Reportedly, whenever White is able to finally make his pro debut, he’s already on the UFC’s radar. The promotion’s Contender Series program was instrumental in bringing Greg Hardy to the Octagon just three fights after his pro debut. If White can show that kind of early promise, he may find his path to the UFC shorter than most.
White also wrote a book about his journey from the NBA to combat sports, MMA x NBA: A Critique of Modern Sport in America, in which he further explained some of his decision making, while also examining the many other cultural factors at work to shape the landscape of pro athletics in the US.
“In the mind of a competitive team sport athlete like myself,” White writes, “The green pastures of individual sport and the open access to them lies there like a utopian dream providing all the solutions to your current concerns. And so naturally this whole process in me toward Mixed Martial Arts has been in part or in full motivated by that gatekeeperless mystique of individual sports. In individual sports you’re not drafted, nor are you hired or fired by a coach or general manager. In that wild west, libertarian sportscape of individual sports, you’re on your own. Does not the true competitor long for just that?, the opportunity to be exulted or condemned solely on their own merits or demerits?

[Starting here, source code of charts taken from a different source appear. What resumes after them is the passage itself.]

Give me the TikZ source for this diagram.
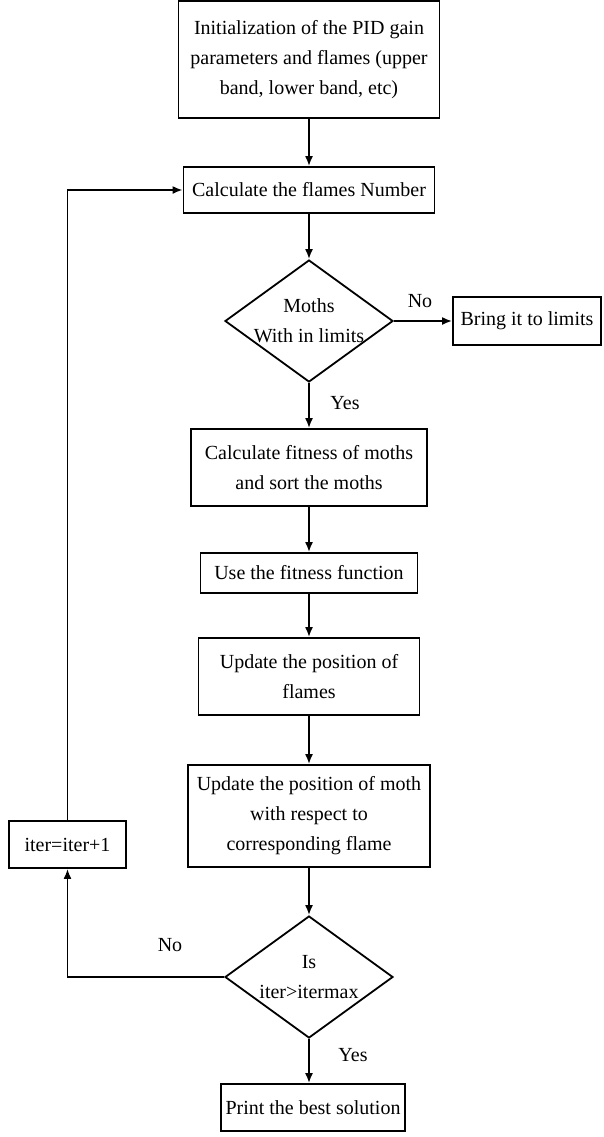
\documentclass[tikz,border=0pt]{standalone}
\usepackage{fontspec}
\setmainfont{Liberation Serif}
\usetikzlibrary{shapes.geometric,arrows.meta}

\begin{document}
\begin{tikzpicture}[x=0.5pt,y=-0.5pt,
                font=\fontsize{10}{15}\selectfont,
                box/.style={draw,line width=0.9pt,align=center,inner sep=0pt},
                decision/.style={draw,diamond,line width=0.9pt,inner sep=0pt,minimum width=84pt,minimum height=61pt},
                link/.style={line width=0.9pt,-{Latex[length=5pt,width=4pt]}}]
                \useasboundingbox (0,0) rectangle (604,1137);

                \node[box,minimum width=130.5pt,minimum height=58.5pt] (init) at (309,59.5)
                    {Initialization of the PID gain\\parameters and flames (upper\\band, lower band, etc)};
                \node[box,minimum width=125.5pt,minimum height=23pt] (calc) at (309,190)
                    {Calculate the flames Number};
                \node[decision,label={[align=center]center:Moths\\With in limits}] (moths) at (309,321) {};
                \node[box,minimum width=74pt,minimum height=24pt] (limits) at (527,321)
                    {Bring it to limits};
                \node[box,minimum width=118pt,minimum height=38.5pt] (fitness) at (309,467.5)
                    {Calculate fitness of moths\\and sort the moths};
                \node[box,minimum width=108.5pt,minimum height=20pt] (usefit) at (309,573)
                    {Use the fitness function};
                \node[box,minimum width=110.5pt,minimum height=38.5pt] (flames) at (309,676.5)
                    {Update the position of\\flames};
                \node[box,minimum width=121pt,minimum height=51pt] (mothpos) at (309,816)
                    {Update the position of moth\\with respect to\\corresponding flame};
                \node[box,minimum width=58.5pt,minimum height=23.5pt] (iter) at (67.5,844.5)
                    {iter=iter+1};
                \node[decision,label={[align=center]center:Is\\iter>itermax}] (check) at (309,977) {};
                \node[box,minimum width=92pt,minimum height=23.5pt] (print) at (313,1107.5)
                    {Print the best solution};

                \node (no1) at (420,301) {No};
                \node (yes1) at (345,403) {Yes};
                \node (no2) at (170,945) {No};
                \node (yes2) at (353,1055) {Yes};

                \draw[link] (init) -- (calc);
                \draw[link] (calc) -- (moths);
                \draw[link] (moths) -- (limits);
                \draw[link] (moths) -- (fitness);
                \draw[link] (fitness) -- (usefit);
                \draw[link] (usefit) -- (flames);
                \draw[link] (flames) -- (mothpos);
                \draw[link] (mothpos) -- (check);
                \draw[link] (check.south) -- (check.south |- print.north);
                \draw[link] (check.west) -- (check.west -| iter) -- (iter.south);
                \draw[link] (iter.north) -- (iter.north |- calc.west) -- (calc.west);
\end{tikzpicture}
\end{document}
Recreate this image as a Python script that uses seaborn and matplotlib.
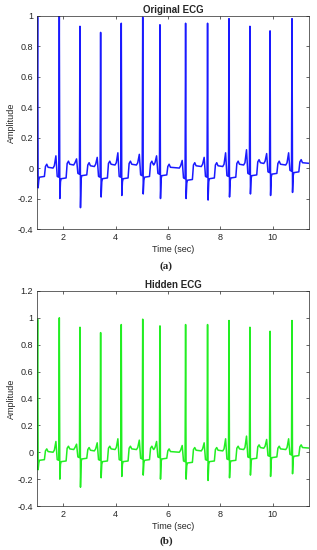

Just where that dream will take White remains to be seen. Heavyweight, as a division, is built largely on absurd toughness and knockout power. Many former pro (or nearly) level athletes have tried to make the switch over the years, and found the path from regional success to elite competition an exceptionally hard one to walk.
As White’s own coach put it, “We’ll see what happens when he takes a big shot. That’s when you learn a lot about someone and you learn a lot about yourself.”